The French president's official visit to Delhi on February 19th risked being blighted by the controversy over the aircraft-carrier. The council of state sided with four associations which maintained that the Clémenceau was "hazardous waste". The French government still considered it a warship.

On January 16th, Indian authorities forbade the ship from entering their territorial waters pending a ruling by the Indian supreme court, which was to have been handed down tomorrow. Ms Alliot-Marie said France's decision to repatriate the ship made the Indian ruling "irrelevant".

Greenpeace and the International Federation for Human Rights (FIDH) hailed the decision as a "victory for Indian workers".

Ms Alliot-Marie claimed the French government had received assurances the Indian workers who were to have removed asbestos, PCBs (polychlorinated biphenyls) and heavy metals from the ship would have worn protective clothing and been under medical supervision.

Greenpeace and the FIDH have no objection to old ships being dismantled for scrap in Asia, but insist toxic substances be removed first. The Basel Convention prohibits the export of toxic wastes from developed nations to non-OECD countries.

Decontamination costs 10 times more in Europe than in India, and no one in Europe dismantles old ships for scrap.

Ms Alliot-Marie said she would work with her European counterparts to create a European infrastructure to decontaminate decommissioned ships. Some 700 vessels are sunk around the world each year by unscrupulous owners.

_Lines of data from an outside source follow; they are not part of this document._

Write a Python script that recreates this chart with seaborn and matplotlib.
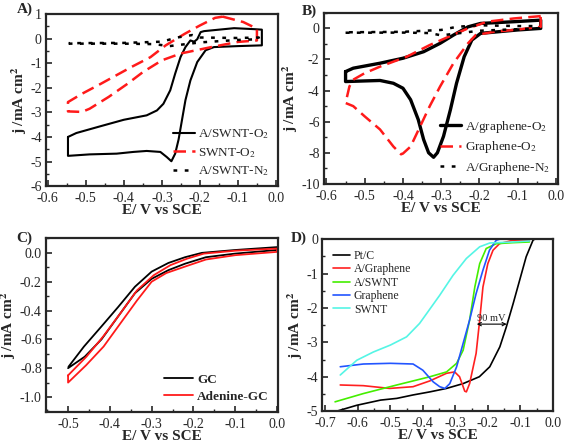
import matplotlib

matplotlib.use("Agg")

import matplotlib.pyplot as plt
import numpy as np
import pandas as pd
import seaborn as sns
from matplotlib.ticker import AutoMinorLocator, MultipleLocator

# ---- panel A: CVs on SWNT (loops, points in scan order) ----
a_swnt_o2_e = [-0.547, -0.525, -0.463, -0.40, -0.34, -0.313, -0.296, -0.278, -0.265, -0.251,
               -0.238, -0.225, -0.215, -0.207, -0.198, -0.189, -0.11, -0.057, -0.037,
               -0.037, -0.10, -0.163, -0.185, -0.207, -0.225, -0.238, -0.247, -0.256, -0.265,
               -0.275, -0.287, -0.304, -0.34, -0.375, -0.419, -0.49, -0.547, -0.547]
a_swnt_o2_j = [-4.0, -3.84, -3.57, -3.30, -3.12, -2.92, -2.65, -2.10, -1.42, -0.75,
               -0.34, -0.07, -0.12, -0.02, 0.27, 0.31, 0.43, 0.39, 0.37,
               -0.27, -0.30, -0.34, -0.47, -0.95, -1.70, -2.50, -3.30, -4.10, -4.68,
               -4.99, -4.82, -4.61, -4.57, -4.61, -4.68, -4.71, -4.77, -4.0]
a_swnt_e = [-0.14, -0.086, -0.05, -0.05, -0.10, -0.17, -0.25, -0.30, -0.35, -0.39, -0.44,
            -0.49, -0.51, -0.547, -0.547, -0.51, -0.46, -0.42, -0.38, -0.33, -0.29, -0.24,
            -0.20, -0.16, -0.14]
a_swnt_j = [0.90, 0.68, 0.41, -0.07, -0.13, -0.34, -0.60, -0.88, -1.36, -1.83, -2.37,
            -2.85, -2.98, -2.96, -2.58, -2.24, -1.83, -1.49, -1.15, -0.75, -0.27, 0.20,
            0.54, 0.85, 0.90]
a_n2_e = [-0.545, -0.40, -0.32, -0.28, -0.20, -0.10, -0.045, -0.045, -0.10, -0.20, -0.22,
          -0.26, -0.30, -0.40, -0.545]
a_n2_j = [-0.20, -0.20, -0.22, -0.30, -0.15, -0.05, -0.02, 0.05, 0.03, 0.05, 0.15,
          0.05, -0.12, -0.17, -0.18]

# ---- panel B: CVs on graphene ----
b_gr_o2_e = [-0.55, -0.53, -0.46, -0.40, -0.346, -0.303, -0.268, -0.23, -0.197, -0.11,
             -0.04, -0.04, -0.10, -0.197, -0.22, -0.24, -0.26, -0.276, -0.294, -0.31,
             -0.32, -0.333, -0.346, -0.36, -0.38, -0.40, -0.425, -0.46, -0.50, -0.55, -0.55]
b_gr_o2_j = [-2.78, -2.56, -2.24, -1.92, -1.50, -0.96, -0.43, 0.10, 0.32, 0.43,
             0.53, 0.0, -0.10, -0.32, -0.75, -1.82, -3.53, -5.23, -6.94, -8.0,
             -8.29, -8.0, -7.15, -5.87, -4.59, -3.85, -3.53, -3.35, -3.38, -3.42, -2.78]
b_gr_e = [-0.04, -0.11, -0.18, -0.23, -0.28, -0.33, -0.39, -0.46, -0.50, -0.53, -0.54,
          -0.55, -0.53, -0.50, -0.46, -0.425, -0.405, -0.40, -0.38, -0.355, -0.33, -0.303,
          -0.268, -0.23, -0.21, -0.16, -0.11, -0.04, -0.04]
b_gr_j = [0.79, 0.64, 0.43, 0.0, -0.53, -1.07, -1.82, -2.46, -2.88, -3.30, -3.74,
          -4.80, -5.0, -5.66, -6.50, -7.60, -8.10, -8.05, -7.60, -6.30, -5.0, -3.74,
          -2.24, -0.96, -0.43, -0.21, -0.10, 0.10, 0.79]
b_n2_e = [-0.55, -0.40, -0.33, -0.30, -0.25, -0.20, -0.10, -0.045, -0.045, -0.10, -0.20,
          -0.26, -0.30, -0.40, -0.55]
b_n2_j = [-0.28, -0.27, -0.30, -0.45, -0.30, -0.15, -0.05, 0.0, 0.15, 0.15, 0.20,
          0.10, -0.10, -0.22, -0.25]

# ---- panel C: GC vs adenine-GC ----
c_gc_e = [-0.499, -0.462, -0.42, -0.38, -0.34, -0.30, -0.26, -0.22, -0.18, -0.10, 0.0,
          0.0, -0.10, -0.17, -0.22, -0.26, -0.30, -0.34, -0.38, -0.42, -0.46, -0.50]
c_gc_j = [-0.79, -0.65, -0.51, -0.375, -0.235, -0.13, -0.07, -0.03, 0.0, 0.02, 0.04,
          0.02, -0.005, -0.03, -0.075, -0.12, -0.18, -0.28, -0.44, -0.60, -0.72, -0.80]
c_ad_e = [-0.50, -0.456, -0.416, -0.375, -0.335, -0.295, -0.255, -0.215, -0.175, -0.10, 0.0,
          0.0, -0.10, -0.17, -0.215, -0.265, -0.30, -0.335, -0.375, -0.415, -0.457, -0.50, -0.50]
c_ad_j = [-0.85, -0.72, -0.58, -0.42, -0.26, -0.155, -0.085, -0.04, -0.005, 0.015, 0.03,
          0.007, -0.016, -0.046, -0.09, -0.14, -0.20, -0.33, -0.49, -0.65, -0.78, -0.90, -0.85]

# ---- panel D: LSVs ----
d_ptc_e = [-0.664, -0.603, -0.53, -0.48, -0.43, -0.378, -0.327, -0.276, -0.226, -0.194,
           -0.163, -0.143, -0.122, -0.102, -0.082, -0.061, -0.056]
d_ptc_j = [-5.0, -4.83, -4.68, -4.63, -4.53, -4.44, -4.34, -4.20, -4.0, -3.71,
           -3.13, -2.55, -1.87, -1.19, -0.51, -0.03, 0.0]
d_agr_e = [-0.654, -0.583, -0.502, -0.43, -0.378, -0.327, -0.302, -0.287, -0.271, -0.266,
           -0.256, -0.236, -0.225, -0.215, -0.20, -0.184, -0.164, -0.123, -0.072]
d_agr_j = [-4.24, -4.26, -4.34, -4.29, -4.12, -3.90, -3.86, -4.0, -4.42, -4.44,
           -4.20, -3.32, -2.35, -1.39, -0.71, -0.32, -0.13, -0.03, -0.05]
d_aswnt_e = [-0.67, -0.583, -0.48, -0.378, -0.327, -0.296, -0.276, -0.256, -0.24, -0.225,
             -0.205, -0.174, -0.123, -0.072]
d_aswnt_j = [-4.73, -4.49, -4.24, -4.0, -3.86, -3.61, -3.23, -2.35, -1.39, -0.71,
             -0.27, -0.13, -0.10, -0.08]
d_gr_e = [-0.654, -0.583, -0.50, -0.43, -0.40, -0.368, -0.348, -0.332, -0.317, -0.296,
          -0.276, -0.256, -0.236, -0.215, -0.195, -0.174, -0.164]
d_gr_j = [-3.71, -3.63, -3.61, -3.63, -3.81, -4.15, -4.29, -4.34, -4.20, -3.71,
          -3.03, -2.35, -1.58, -0.90, -0.32, -0.03, 0.0]
d_swnt_e = [-0.654, -0.603, -0.552, -0.50, -0.45, -0.41, -0.388, -0.348, -0.307, -0.266,
            -0.225, -0.194, -0.123, -0.072]
d_swnt_j = [-3.95, -3.52, -3.28, -3.08, -2.84, -2.45, -2.16, -1.63, -1.05, -0.56,
            -0.22, -0.11, -0.08, -0.05]

SERIF = "Liberation Serif"

sns.set_style("ticks")
plt.rcParams["font.family"] = [SERIF, "DejaVu Serif"]
plt.rcParams["mathtext.fontset"] = "stix"
plt.rcParams["xtick.direction"] = "in"
plt.rcParams["ytick.direction"] = "in"
plt.rcParams["axes.linewidth"] = 1.6

fig = plt.figure(figsize=(5.67, 4.43), dpi=100)


def _curve(ax, e, j, **kw):
    df = pd.DataFrame({"E": e, "j": j})
    sns.lineplot(data=df, x="E", y="j", sort=False, estimator=None, ax=ax, **kw)


def _style(ax, xlim, ylim, xstep, ystep, xfmt, yfmt):
    ax.set_xlim(*xlim)
    ax.set_ylim(*ylim)
    ax.xaxis.set_major_locator(MultipleLocator(xstep))
    ax.yaxis.set_major_locator(MultipleLocator(ystep))
    ax.xaxis.set_minor_locator(AutoMinorLocator(2))
    ax.yaxis.set_minor_locator(AutoMinorLocator(2))
    ax.xaxis.set_major_formatter(plt.FuncFormatter(lambda v, p: xfmt.format(v + 0.0)))
    ax.yaxis.set_major_formatter(plt.FuncFormatter(lambda v, p: yfmt.format(v + 0.0)))
    ax.tick_params(which="major", length=4, width=1.2, labelsize=10)
    ax.tick_params(axis="x", which="major", pad=4.5)
    ax.tick_params(axis="y", which="major", pad=3)
    ax.tick_params(which="minor", length=2.5, width=1.0)
    ax.set_xlabel("E/ V vs SCE", fontsize=11, fontweight="bold", labelpad=-1)
    ax.set_ylabel("j /mA cm$^{\\mathbf{2}}$", fontsize=11, fontweight="bold", labelpad=1)
    for s in ax.spines.values():
        s.set_visible(True)


dash = (5, 2.5)
dots = (1.5, 3)

# A
ax_a = fig.add_axes([0.081, 0.580, 0.409, 0.388])
_curve(ax_a, a_swnt_o2_e, a_swnt_o2_j, color="black", lw=1.5, label="A/SWNT-O$_2$")
_curve(ax_a, a_swnt_e, a_swnt_j, color="#ff1a1a", lw=1.8, dashes=dash, label="SWNT-O$_2$")
_curve(ax_a, a_n2_e, a_n2_j, color="black", lw=1.8, dashes=dots, label="A/SWNT-N$_2$")
_style(ax_a, (-0.605, 0.005), (-6, 1), 0.1, 1, "{:.1f}", "{:.0f}")
ax_a.legend(loc="lower right", bbox_to_anchor=(1.0, 0.0), frameon=False, fontsize=9.5,
            handlelength=1.6, handletextpad=0.3, labelspacing=0.35, borderaxespad=0.2)

# B
ax_b = fig.add_axes([0.571, 0.585, 0.413, 0.386])
_curve(ax_b, b_gr_o2_e, b_gr_o2_j, color="black", lw=2.4, label="A/graphene-O$_2$")
_curve(ax_b, b_gr_e, b_gr_j, color="#ff1a1a", lw=1.8, dashes=dash, label="Graphene-O$_2$")
_curve(ax_b, b_n2_e, b_n2_j, color="black", lw=1.8, dashes=dots, label="A/Graphene-N$_2$")
_style(ax_b, (-0.607, 0.005), (-10, 1), 0.1, 2, "{:.1f}", "{:.0f}")
ax_b.legend(loc="lower right", bbox_to_anchor=(1.0, 0.0), frameon=False, fontsize=9.5,
            handlelength=1.6, handletextpad=0.3, labelspacing=0.35, borderaxespad=0.2)

# C
ax_c = fig.add_axes([0.081, 0.070, 0.409, 0.393])
_curve(ax_c, c_gc_e, c_gc_j, color="black", lw=1.3, label="GC")
_curve(ax_c, c_ad_e, c_ad_j, color="#ff1a1a", lw=1.3, label="Adenine-GC")
_style(ax_c, (-0.553, 0.002), (-1.104, 0.104), 0.1, 0.2, "{:.1f}", "{:.1f}")
leg = ax_c.legend(loc="lower right", frameon=False, fontsize=9.5, handlelength=2.2,
                  handletextpad=0.3, labelspacing=0.35, borderaxespad=0.3)
for t in leg.get_texts():
    t.set_fontweight("bold")

# D
ax_d = fig.add_axes([0.568, 0.072, 0.407, 0.388])
_curve(ax_d, d_ptc_e, d_ptc_j, color="black", lw=1.2, label="Pt/C")
_curve(ax_d, d_agr_e, d_agr_j, color="#ff2020", lw=1.2, label="A/Graphene")
_curve(ax_d, d_aswnt_e, d_aswnt_j, color="#44ee00", lw=1.2, label="A/SWNT")
_curve(ax_d, d_gr_e, d_gr_j, color="#2255ff", lw=1.2, label="Graphene")
_curve(ax_d, d_swnt_e, d_swnt_j, color="#55f5e5", lw=1.2, label="SWNT")
_style(ax_d, (-0.71, 0.0), (-5, 0), 0.1, 1, "{:.1f}", "{:.0f}")
ax_d.legend(loc="upper left", frameon=False, fontsize=8.5, handlelength=1.5,
            handletextpad=0.3, labelspacing=0.12, borderaxespad=0.5)
ax_d.annotate("", xy=(-0.234, -2.47), xytext=(-0.142, -2.47),
              arrowprops=dict(arrowstyle="<->", color="black", lw=0.8,
                              shrinkA=0, shrinkB=0, mutation_scale=6))
ax_d.text(-0.188, -2.30, "90 mV", ha="center", va="center", fontsize=7.5)

# panel letters
for x, y, s in [(0.030, 0.980, "A)"), (0.533, 0.975, "B)"), (0.028, 0.463, "C)"),
                (0.513, 0.463, "D)")]:
    fig.text(x, y, s, fontsize=11, fontweight="bold", ha="left", va="center")

fig.savefig("out.png", dpi=100)
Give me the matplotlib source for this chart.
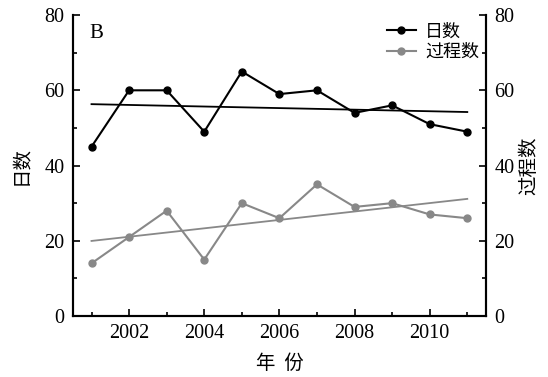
import numpy as np
from matplotlib import pyplot as plt
from matplotlib.ticker import MultipleLocator

# 年份与两组数据
years = [2001, 2002, 2003, 2004, 2005, 2006, 2007, 2008, 2009, 2010, 2011]
days = [45, 60, 60, 49, 65, 59, 60, 54, 56, 51, 49]
events = [14, 21, 28, 15, 30, 26, 35, 29, 30, 27, 26]

plt.rcParams['font.family'] = ['Liberation Serif', 'Noto Sans CJK SC']
cjk = ['Noto Sans CJK SC', 'DejaVu Sans']
grey = '#888888'

fig = plt.figure(figsize=(5.48, 3.77), dpi=100)
ax = fig.add_axes([0.1327, 0.1618, 0.7543, 0.7982])
ax2 = ax.twinx()

x = np.array(years)
ax.plot(x, days, color='black', lw=1.5, marker='o', ms=5, label='日数')
ax.plot(x, events, color=grey, lw=1.5, marker='o', ms=5, label='过程数')

# 线性趋势
k1, b1 = np.polyfit(x, days, 1)
k2, b2 = np.polyfit(x, events, 1)
ax.plot(x[[0, -1]], k1 * x[[0, -1]] + b1, color='black', lw=1.3)
ax.plot(x[[0, -1]], k2 * x[[0, -1]] + b2, color=grey, lw=1.3)

ax.set_xlim(2000.5, 2011.5)
ax.set_ylim(0, 80)
ax2.set_ylim(0, 80)
ax.set_xticks([2002, 2004, 2006, 2008, 2010])
ax.xaxis.set_minor_locator(MultipleLocator(1))
for a in (ax, ax2):
    a.yaxis.set_major_locator(MultipleLocator(20))
    a.yaxis.set_minor_locator(MultipleLocator(10))
    a.spines['top'].set_visible(False)
    for s in a.spines.values():
        s.set_linewidth(1.5)
    a.tick_params(which='both', direction='in', labelsize=14.5, width=1.2)
    a.tick_params(which='major', length=5, pad=6)
    a.tick_params(which='minor', length=3)

ax.set_xlabel('年  份', family=cjk, fontsize=14, labelpad=7)
ax.set_ylabel('日数', family=cjk, fontsize=14, labelpad=9)
ax2.set_ylabel('过程数', family=cjk, fontsize=14, labelpad=3)
ax.text(0.04, 0.97, 'B', transform=ax.transAxes, fontsize=15, va='top')

ax.legend(loc='upper right', frameon=False, prop={'family': cjk, 'size': 13},
          handlelength=1.6, borderaxespad=0.0, labelspacing=0.15,
          handletextpad=0.5)

plt.savefig('out.png', dpi=100)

Mr Chirac has also ordered a study to "establish with certainty" the quantities of asbestos still in the ship. Technopure, which was subcontracted to remove asbestos from the Clémenceau in Toulon harbour, claimed to have removed 115 tonnes. But the dump where the waste was buried received only 85 tonnes. The ministry of defence admitted on February 12th that it could not account for 30 tonnes of asbestos.

The council of state based yesterday's decision on a recommendation by Yann Aguila, an independent magistrate.

"Waste is a substance which the owner gets rid of, or intends to get rid of," Mr Aguila wrote.

"This hull is destined to be abandoned, and the presence of asbestos on board makes it toxic waste."

Estimates of the amount of dangerous substances still on board the Clémenceau range from a few dozen to a thousand tonnes. "Whatever the precise quantity, it's more than the threshold of 0.1 per cent [which classifies waste as hazardous]," Mr Aguila wrote.

On February 8th, the European Commission gave Paris one month to explain why sending the Clémenceau to India did not violate the Basel Convention.

François Hollande, the Socialist party leader, said the council of state "inflicted a snub on the government".

The whole episode "seriously tarnishes the image of France and of the president," he added.

Ms Alliot-Marie blamed the socialists, in power for the first five years after the Clémenceau was decommissioned in 1997, who left it rusting in Toulon harbour.